I turned the book back on.

S says that when you win, the other owners will put a target on your back, try to beat you. I am still in the bubble of naïveté, where everyone at the dog show seems a little strange but also nice enough.  I know my attention span, which is short, so I go to dog shows only once a month. So I feel there I’m still somebody almost nobody knows.

I didn’t find a shady parking spot, so I moved Eggi from my car to a kennel in my handler’s van. Then I wandered around the show grounds. I unexpectedly encountered our chairs, still set up next to the ring where Eggi showed in the group the day before. I hadn’t even missed them yet.

The vizslas started, as usual, with the youngest dog (one puppy 6 & under 9 months), and then they skipped ahead to the bred by exhibitor dog, then the open dog, and then the two puppy bitches, the 12 & under 18 month bitch, and then the two bred by exhibitor bitches, and the three open bitches. Vizsla goes in, handler stacks, judge sends them down and back and around. It was a lot of red-brown energy running around in the ring.
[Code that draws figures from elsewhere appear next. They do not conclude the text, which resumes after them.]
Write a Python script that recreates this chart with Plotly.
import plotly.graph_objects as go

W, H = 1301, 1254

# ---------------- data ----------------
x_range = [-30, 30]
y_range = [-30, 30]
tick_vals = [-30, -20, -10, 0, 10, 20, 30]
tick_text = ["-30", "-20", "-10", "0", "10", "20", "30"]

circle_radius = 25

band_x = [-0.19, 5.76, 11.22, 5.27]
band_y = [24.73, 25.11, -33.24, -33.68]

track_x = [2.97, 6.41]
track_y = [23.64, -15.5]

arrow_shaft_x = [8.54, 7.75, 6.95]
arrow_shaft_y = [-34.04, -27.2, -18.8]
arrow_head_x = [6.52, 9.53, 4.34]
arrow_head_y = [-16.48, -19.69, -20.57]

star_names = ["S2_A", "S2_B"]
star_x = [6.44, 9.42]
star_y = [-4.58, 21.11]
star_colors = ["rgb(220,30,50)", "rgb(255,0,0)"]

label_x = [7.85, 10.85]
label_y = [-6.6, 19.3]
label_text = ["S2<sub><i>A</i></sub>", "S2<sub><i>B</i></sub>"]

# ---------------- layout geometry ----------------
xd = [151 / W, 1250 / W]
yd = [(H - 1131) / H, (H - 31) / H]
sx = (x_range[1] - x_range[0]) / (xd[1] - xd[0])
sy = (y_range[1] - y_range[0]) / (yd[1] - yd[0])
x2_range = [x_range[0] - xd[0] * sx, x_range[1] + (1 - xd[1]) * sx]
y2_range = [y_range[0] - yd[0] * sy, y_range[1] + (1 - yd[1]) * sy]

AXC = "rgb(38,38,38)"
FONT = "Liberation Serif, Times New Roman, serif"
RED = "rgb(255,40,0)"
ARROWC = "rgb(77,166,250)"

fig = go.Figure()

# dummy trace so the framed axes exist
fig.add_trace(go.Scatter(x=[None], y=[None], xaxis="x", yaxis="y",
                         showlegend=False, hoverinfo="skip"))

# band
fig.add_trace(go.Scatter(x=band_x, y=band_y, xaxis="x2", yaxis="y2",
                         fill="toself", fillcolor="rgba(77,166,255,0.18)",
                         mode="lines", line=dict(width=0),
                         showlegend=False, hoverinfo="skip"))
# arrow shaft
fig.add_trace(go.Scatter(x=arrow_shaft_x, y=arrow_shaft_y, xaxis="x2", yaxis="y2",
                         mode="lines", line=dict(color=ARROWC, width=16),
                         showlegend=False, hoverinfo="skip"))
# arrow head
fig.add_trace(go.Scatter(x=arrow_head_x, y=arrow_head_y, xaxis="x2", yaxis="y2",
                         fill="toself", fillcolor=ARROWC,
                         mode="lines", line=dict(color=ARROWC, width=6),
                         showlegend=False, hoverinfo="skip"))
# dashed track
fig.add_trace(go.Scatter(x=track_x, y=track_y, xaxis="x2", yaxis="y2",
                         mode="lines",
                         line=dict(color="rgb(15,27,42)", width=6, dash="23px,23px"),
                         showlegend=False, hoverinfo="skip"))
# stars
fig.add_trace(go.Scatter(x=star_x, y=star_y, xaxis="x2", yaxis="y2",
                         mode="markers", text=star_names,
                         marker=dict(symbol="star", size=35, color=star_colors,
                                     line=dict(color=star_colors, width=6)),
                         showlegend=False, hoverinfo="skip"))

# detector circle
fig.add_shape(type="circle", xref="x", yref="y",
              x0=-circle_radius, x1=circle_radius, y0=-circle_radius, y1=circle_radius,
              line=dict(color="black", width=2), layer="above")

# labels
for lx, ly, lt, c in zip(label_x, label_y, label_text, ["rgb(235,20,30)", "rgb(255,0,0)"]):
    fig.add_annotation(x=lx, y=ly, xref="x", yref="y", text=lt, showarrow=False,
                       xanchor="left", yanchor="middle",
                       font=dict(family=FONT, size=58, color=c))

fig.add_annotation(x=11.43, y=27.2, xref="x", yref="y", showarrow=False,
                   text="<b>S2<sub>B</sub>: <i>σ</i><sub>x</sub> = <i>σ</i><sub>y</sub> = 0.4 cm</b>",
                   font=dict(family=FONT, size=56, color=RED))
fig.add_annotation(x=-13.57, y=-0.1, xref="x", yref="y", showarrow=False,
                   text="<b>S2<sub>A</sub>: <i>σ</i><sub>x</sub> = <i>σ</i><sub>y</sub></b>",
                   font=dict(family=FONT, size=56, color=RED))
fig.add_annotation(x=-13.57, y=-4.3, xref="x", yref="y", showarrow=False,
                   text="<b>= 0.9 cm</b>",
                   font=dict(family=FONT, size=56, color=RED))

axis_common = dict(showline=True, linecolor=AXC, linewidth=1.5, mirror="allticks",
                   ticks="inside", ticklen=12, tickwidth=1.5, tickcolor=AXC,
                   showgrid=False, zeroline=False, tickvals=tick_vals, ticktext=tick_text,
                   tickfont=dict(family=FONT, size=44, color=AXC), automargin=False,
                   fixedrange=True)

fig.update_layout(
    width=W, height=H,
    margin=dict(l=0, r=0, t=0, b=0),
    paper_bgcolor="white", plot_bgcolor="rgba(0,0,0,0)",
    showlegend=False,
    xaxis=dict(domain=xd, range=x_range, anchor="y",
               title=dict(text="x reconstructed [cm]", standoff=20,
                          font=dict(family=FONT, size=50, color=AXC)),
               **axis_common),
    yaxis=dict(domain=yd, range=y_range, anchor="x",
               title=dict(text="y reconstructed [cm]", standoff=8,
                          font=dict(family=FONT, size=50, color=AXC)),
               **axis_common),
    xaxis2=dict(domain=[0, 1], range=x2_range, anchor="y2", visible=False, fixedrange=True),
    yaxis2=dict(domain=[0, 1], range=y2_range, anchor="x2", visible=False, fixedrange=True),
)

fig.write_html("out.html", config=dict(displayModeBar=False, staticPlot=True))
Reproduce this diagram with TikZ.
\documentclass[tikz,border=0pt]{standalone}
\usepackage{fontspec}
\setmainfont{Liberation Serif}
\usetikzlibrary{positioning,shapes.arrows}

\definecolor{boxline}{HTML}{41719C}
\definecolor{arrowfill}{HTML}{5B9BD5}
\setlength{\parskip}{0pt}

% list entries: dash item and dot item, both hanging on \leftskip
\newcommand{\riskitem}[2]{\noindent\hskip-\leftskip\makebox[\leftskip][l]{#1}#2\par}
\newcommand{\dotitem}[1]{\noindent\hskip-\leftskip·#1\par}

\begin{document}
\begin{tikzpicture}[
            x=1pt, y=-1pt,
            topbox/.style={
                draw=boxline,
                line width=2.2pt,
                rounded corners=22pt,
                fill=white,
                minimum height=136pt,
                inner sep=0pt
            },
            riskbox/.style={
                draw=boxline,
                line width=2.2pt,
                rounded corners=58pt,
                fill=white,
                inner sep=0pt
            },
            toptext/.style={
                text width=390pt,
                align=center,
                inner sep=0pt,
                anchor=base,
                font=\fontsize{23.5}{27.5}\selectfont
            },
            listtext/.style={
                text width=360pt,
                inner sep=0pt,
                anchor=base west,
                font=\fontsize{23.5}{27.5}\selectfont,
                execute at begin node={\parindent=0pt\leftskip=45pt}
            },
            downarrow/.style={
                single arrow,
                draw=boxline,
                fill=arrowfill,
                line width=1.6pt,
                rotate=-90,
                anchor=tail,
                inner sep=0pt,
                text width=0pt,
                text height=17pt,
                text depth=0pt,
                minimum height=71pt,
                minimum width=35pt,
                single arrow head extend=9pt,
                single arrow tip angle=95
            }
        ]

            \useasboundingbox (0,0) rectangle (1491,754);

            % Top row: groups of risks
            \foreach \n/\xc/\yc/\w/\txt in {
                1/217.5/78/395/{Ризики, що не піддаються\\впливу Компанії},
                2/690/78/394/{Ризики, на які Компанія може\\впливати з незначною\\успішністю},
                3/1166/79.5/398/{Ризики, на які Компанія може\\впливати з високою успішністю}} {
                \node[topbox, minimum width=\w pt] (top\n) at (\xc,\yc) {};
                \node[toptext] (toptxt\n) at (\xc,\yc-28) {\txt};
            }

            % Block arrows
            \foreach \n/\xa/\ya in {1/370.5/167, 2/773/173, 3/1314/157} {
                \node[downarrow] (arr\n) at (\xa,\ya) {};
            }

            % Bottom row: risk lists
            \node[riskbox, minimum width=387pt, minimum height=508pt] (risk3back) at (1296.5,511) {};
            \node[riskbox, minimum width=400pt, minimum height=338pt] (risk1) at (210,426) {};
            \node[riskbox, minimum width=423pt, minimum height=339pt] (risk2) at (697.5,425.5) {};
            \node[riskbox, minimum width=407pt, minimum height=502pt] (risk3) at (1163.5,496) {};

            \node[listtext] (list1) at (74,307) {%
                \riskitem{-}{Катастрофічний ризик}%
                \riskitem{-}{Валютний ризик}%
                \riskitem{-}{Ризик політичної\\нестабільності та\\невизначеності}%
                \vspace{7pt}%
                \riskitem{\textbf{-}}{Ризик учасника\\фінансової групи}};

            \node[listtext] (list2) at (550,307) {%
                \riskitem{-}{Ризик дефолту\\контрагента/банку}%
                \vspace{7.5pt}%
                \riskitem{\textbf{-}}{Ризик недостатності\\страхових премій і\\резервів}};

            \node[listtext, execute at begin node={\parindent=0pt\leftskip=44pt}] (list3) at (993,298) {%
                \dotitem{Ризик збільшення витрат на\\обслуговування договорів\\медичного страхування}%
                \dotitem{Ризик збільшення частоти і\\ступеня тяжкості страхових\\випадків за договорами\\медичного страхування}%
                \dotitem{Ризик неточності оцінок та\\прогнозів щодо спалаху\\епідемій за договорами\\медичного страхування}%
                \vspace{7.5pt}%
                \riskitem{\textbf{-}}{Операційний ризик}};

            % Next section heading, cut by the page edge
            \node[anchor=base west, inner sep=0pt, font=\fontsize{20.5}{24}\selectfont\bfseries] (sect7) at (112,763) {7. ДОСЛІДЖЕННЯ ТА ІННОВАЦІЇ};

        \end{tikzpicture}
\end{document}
In the chaos of people going in and out of the ring someone handed me the leash of a dog to hold. I don’t know what dog it was. Then they was traded me for another dog. Then it was time to sit down and watch Eggi compete for best of breed.


At a dog show, amid the quiet cacophony people talking and laughing mixed with dogs whining and barking, you don’t normally hear the judges in the ring. Judges you have to watch. They don’t say much beyond, “Down and back,” or “Take them around.” Some judges give you a glimpse of their thinking by looking pleased when they see certain dogs. Others give nothing away. I still have to remind myself to watch the judge and not my dog.

Judges indicate their choices by pointing, either with a flat hand or an extended index finger. This judge pointed at four vizslas. Most of the time, judges pick the best of breed first, best of opposite (sex) second, and then maybe a select dog and select bitch. The judge pointed at the bitch behind Eggi, a dog ahead of her, another dog, and then Eggi. So, I thought, she went select. That’s good. Not a win like yesterday, but points are points. I had started the day prepared to lose.

Then the judge looked at the four he’d pulled out of the line, pointed at Eggi with one hand and the bitch he’d pointed to first with the other, and with emphasis (and maybe a little vexation) he crossed his straight arms, indicating that the two bitches needed to change places. The chatter of the people gathered under the tent to watch the vizslas paused.  It was quiet long enough for me to hear when he pointed to Eggi and said, “Best of Breed.”


Now I felt like the day before hadn’t been a fluke. What fun! And, once again, we spent the warm afternoon waiting for the sporting group.

I bought empanadas from a food truck and they were so good I ate them without waiting to sit down. I held the leashes of a couple more dogs. Then I spent some time talking to some other vizsla owners and as of this writing I can say that I do remember one of their names.

My handler was stuck in another show ring with a boxer or maybe German shorthaired pointer when it was time for Eggi to go in for the group, so the handler’s husband took Eggi in.

He did a great job, but she seemed a little bit beat. No more ribbons in the group.

We were home in time to play in the yard. I guess she got a second wind.



The third day of the show cluster I woke up with a migraine, and cancelled. Eggi has 16 grand champion points as of this writing, so she needs 9 more points, including one major win. To become a grand champion, she will have to do a several more shows, even if her winning streak continues. 

1 thought on “Case in Point”

  1. Congratulations to both you and Eggi for 16 points! I always admire how effortless owners and their dogs make their movements look, even though hours and hours of preparation went into it!